The young gallerist named dealer Portia Harcus as one of his mentors here in Boston. “She has known my dad for fifty years and has always been involved in modern art [as opposed to traditional],” he said. “She’s the one who encouraged me to do art fairs, has introduced me to people, and led me in the right direction.”

What’s been “such a pleasant surprise” is that not only family friends but “all the dealers I’ve met here are so friendly,” he went on. “I’m on the board of trustees at the Danforth Museum of Art [Framingham, Massachusetts] and so is Richard Baiano of Childs, and he’s been very supportive of me. All the dealers I meet want to help me. It’s not what I expected, to be honest. I grew up in New York, around that cut-throat environment.” He laughed. “I didn’t think it was going to be as welcoming as it is in Boston.”

For more information, phone (617) 363-0405 or see the Web site (www.AD2021.com).

Machine Age, Boston, asked $7500 for this burled ash dining table. Designed in the 1970’s by Vladimir Kagan, it is 29" x 44" x 71¾" including its two leaves. Around it is a set of four dining chairs designed by Saporiti Italia, priced at $5800. The light over the table is a 69" x 69" Arc floor lamp, made in the 1970’s in U.S.A. of marble, steel, and plastic and $2850. Against the back wall is a credenza with rattan doors by Florence Knoll for $8500. The upholstered piece at the other end is a contemporary tête-à-tête, $6950. A custom piece by Machine Age, it was designed after Edward Wormley (1907-1995). The fabric is Knoll Textile’s Cameo line, and the color is called “herb.” For more information about Machine Age’s custom pieces, see its Web site (www.machine-age.com).

Bridges Over Time asked $4200 for the circa 1949 Hollywood regency sofas upholstered in a cashmere blend (on right). The pair sold. The 1950’s armchairs (on left), designer unknown, are walnut and upholstered in buffalo by Edelman. Price for the pair was $3200. The painting above the sideboard, a 1976 self-portrait by William McCloy, is a mixed media on canvas, marked $6000, and sold.

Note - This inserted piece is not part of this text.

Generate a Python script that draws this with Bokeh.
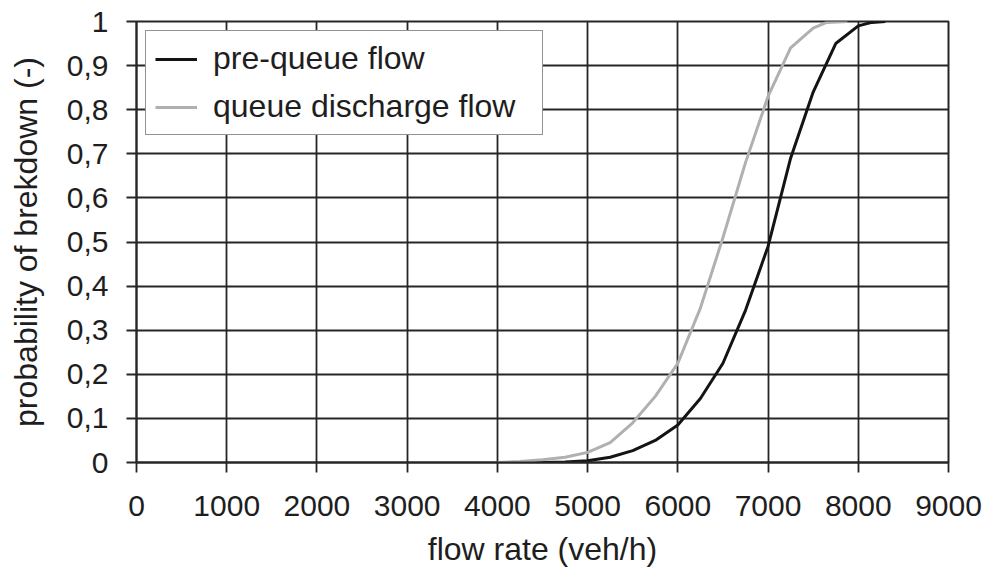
from bokeh.plotting import figure
from bokeh.models import (Range1d, FixedTicker, CustomJSTickFormatter, Legend,
                          LegendItem, Label, LabelSet, ColumnDataSource)
from bokeh.embed import file_html
from bokeh.resources import INLINE

# ---- data ----
flow_pre = [4250, 4500, 4750, 5000, 5250, 5500, 5750, 6000, 6250, 6500, 6750,
            7000, 7250, 7500, 7750, 8000, 8150, 8300]
prob_pre = [0.0, 0.0, 0.001, 0.004, 0.012, 0.027, 0.05, 0.085, 0.145, 0.225,
            0.345, 0.49, 0.69, 0.84, 0.95, 0.99, 0.998, 1.0]

flow_qd = [4000, 4250, 4500, 4750, 5000, 5250, 5500, 5750, 6000, 6250, 6500,
           6750, 7000, 7250, 7500, 7650, 7880]
prob_qd = [0.0, 0.002, 0.006, 0.012, 0.023, 0.045, 0.09, 0.15, 0.225, 0.35,
           0.51, 0.68, 0.83, 0.94, 0.985, 0.998, 1.0]

x_ticks = [0, 1000, 2000, 3000, 4000, 5000, 6000, 7000, 8000, 9000]
y_ticks = [0, 0.1, 0.2, 0.3, 0.4, 0.5, 0.6, 0.7, 0.8, 0.9, 1.0]

series_names = ["pre-queue flow", "queue discharge flow"]
x_title = "flow rate (veh/h)"
y_title = "probability of brekdown (-)"
watermark = "TION A"

FONT = "Liberation Sans"
TXT = "#1e1e1e"
INK = "#262626"

p = figure(width=987, height=574, output_backend="svg", toolbar_location=None,
           x_range=Range1d(0, 9000), y_range=Range1d(0, 1),
           min_border_left=136, min_border_right=39, min_border_top=21,
           min_border_bottom=112)
p.background_fill_color = "white"
p.border_fill_color = "white"
p.outline_line_color = INK
p.outline_line_width = 2

# grid
for g in (p.xgrid, p.ygrid):
    g.grid_line_color = INK
    g.grid_line_width = 1.8
p.xaxis.ticker = FixedTicker(ticks=x_ticks)
p.yaxis.ticker = FixedTicker(ticks=y_ticks)
p.xgrid.ticker = FixedTicker(ticks=x_ticks)
p.ygrid.ticker = FixedTicker(ticks=y_ticks)

p.yaxis.formatter = CustomJSTickFormatter(code="""
    if (Math.abs(tick) < 1e-9) return "0";
    if (Math.abs(tick - 1) < 1e-9) return "1";
    return tick.toFixed(1).replace(".", ",");
""")

for ax in (p.xaxis, p.yaxis):
    ax.axis_line_color = INK
    ax.axis_line_width = 1.8
    ax.major_tick_line_color = INK
    ax.major_tick_line_width = 1.8
    ax.major_tick_out = 10
    ax.major_tick_in = 0
    ax.minor_tick_line_color = None
    ax.major_label_text_font = FONT
    ax.major_label_text_font_size = "30px"
    ax.major_label_text_color = TXT
    ax.axis_label_text_font = FONT
    ax.axis_label_text_font_size = "32px"
    ax.axis_label_text_font_style = "normal"
    ax.axis_label_text_color = TXT

p.xaxis.axis_label = x_title
p.yaxis.axis_label = y_title
p.xaxis.major_label_standoff = 23
p.yaxis.major_label_standoff = 18
p.xaxis.axis_label_standoff = 12
p.yaxis.axis_label_standoff = 20

r_pre = p.line(flow_pre, prob_pre, line_color="#141414", line_width=3)
r_qd = p.line(flow_qd, prob_qd, line_color="#b0b0b0", line_width=3)

legend = Legend(items=[LegendItem(label=series_names[0], renderers=[r_pre]),
                       LegendItem(label=series_names[1], renderers=[r_qd])])
legend.location = "top_left"
legend.margin = 9
legend.padding = 9
legend.spacing = 11
legend.glyph_width = 42
legend.glyph_height = 36
legend.label_height = 36
legend.label_width = 320
legend.label_standoff = 16
legend.label_text_font = FONT
legend.label_text_font_size = "32px"
legend.label_text_color = TXT
legend.label_text_baseline = "middle"
legend.border_line_color = INK
legend.border_line_width = 1.8
legend.background_fill_color = "white"
legend.background_fill_alpha = 1.0
p.add_layout(legend)

# watermark (lies outside the frame). A Label in a side panel is not clipped
# to the frame; a negative padding is tried so that it takes no room.
wm_style = dict(angle=0.73, text_color="#ff4d4d", text_alpha=0.72,
                text_font=FONT, text_font_size="46px", text_align="left",
                text_baseline="middle")
try:
    wm = Label(x=7803, y=-0.2585, text=watermark, padding=-75, **wm_style)
    p.add_layout(wm, "below")
except Exception:
    wm_src = ColumnDataSource(dict(x=[7803], y=[-0.2585], text=[watermark]))
    wm = LabelSet(x="x", y="y", text="text", source=wm_src, **wm_style)
    p.add_layout(wm, "below")

open("out.html", "w").write(file_html(p, INLINE))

Glen Leroux Antiques, Westport, Connecticut, wanted $3500 for the pair of tiger-upholstered open-arm bergère-style chairs. The black chest on right is by Donald Deskey (1894-1989) and was marked $4800. The glass coffee table with solid brass legs was by Pace; its price was $4200. The movie poster, acquired from the artist’s estate, was $2800. The ice bucket in deep-sea diver’s helmet form was $495.